BORON ISOTOPE GEOCHEMISTRY OF PALAEOZOIC BRACHIOPOD CALCITE: IMPLICATIONS FOR A SECULAR CHANGE IN THE BORON ISOTOPE GEOCHEMISTRY OF SEA WATER OVER THE PHANEROZOIC

The boron isotope composition of marine carbonate has been proposed as a palaeo-pH proxy and potential tool to reconstruct atmospheric pCO₂. The precise knowledge of the boron isotopic composition of ancient sea water represents the fundamental prerequisite for any palaeo-pH reconstruction. In order to estimate the boron isotope composition of Palaeozoic oceans, we measured boron isotope ratios of Silurian to Permian brachiopod calcite. Modern brachiopod shells show a similar dependence on d¹¹B of shell calcite and pH of ambient water suggesting that the boron isotope composition of fossil brachiopod calcite may be used to reconstruct d¹¹B of past oceans (Lécuyer et al. 2002). Brachiopod shells are composed of low-magnesium calcite that has high potential to preserve its primary geochemical compositions. The preservation state of the studied shells was verified by means of cathodoluminescence microscopy, trace element geochemistry as well as SEM. Only non-luminescent brachiopod shells revealing well-preserved microstructures, high strontium as well as low iron and manganese contents were accepted for further analysis. High boron contents (20 to 100 ppm B) are taken as additional argument for preservation of the primary geochemical signals since the high mobility of boron suggests a significant loss of boron if recrystallisation occurred.

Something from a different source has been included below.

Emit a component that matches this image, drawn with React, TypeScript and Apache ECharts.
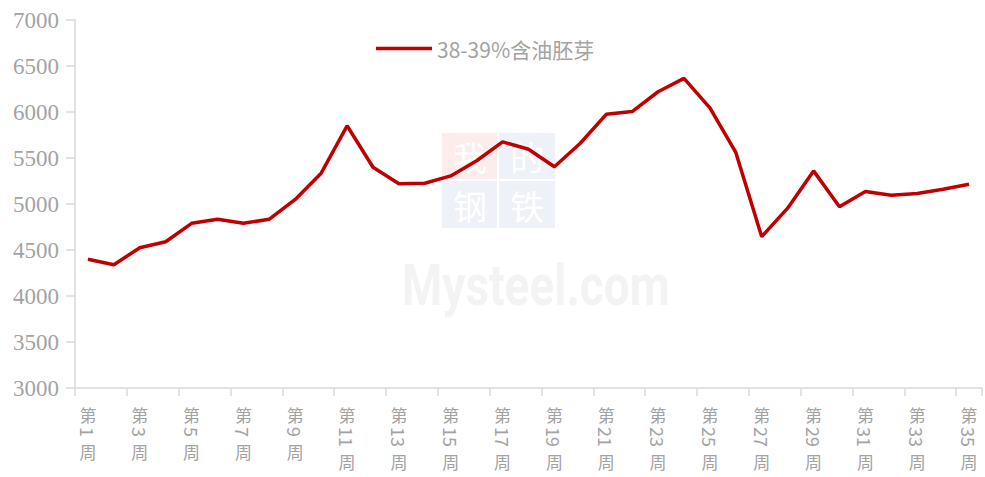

The boron isotope ratios of  well-preserved Silurian, Devonian, Pennsylvanian and Permian  brachiopod calcite range from 6.8 to 11.0 ‰, 7.3 to 14.9 ‰, 12.4 to 15.8 ‰, and, 10.1 to 11.7 ‰, respectively. These boron isotope values are significantly depleted in ¹¹B in comparison to boron isotope values of modern brachiopod shells (16.8 to 19.7 ‰). Since these low ratios cannot be explained by a significantly lower oceanic pH,  Palaeozoic oceans are interpreted to have been depleted in ¹¹B by up to 10 ‰. Numeric modelling of the boron geochemical cycle suggests that enhanced riverine flux of boron from the continents to the oceanic reservoir can account for these low oceanic d¹¹B values. The outcome of this study indicates that the boron isotope ratio of sea water varied during the Phanerozoic as consequence of a variable boron exchange with the oceanic crust and preferentially due to changes in the boron delivery from the continents.

Lécuyer et al. (2002),  Chem. Geol., 186, 45-55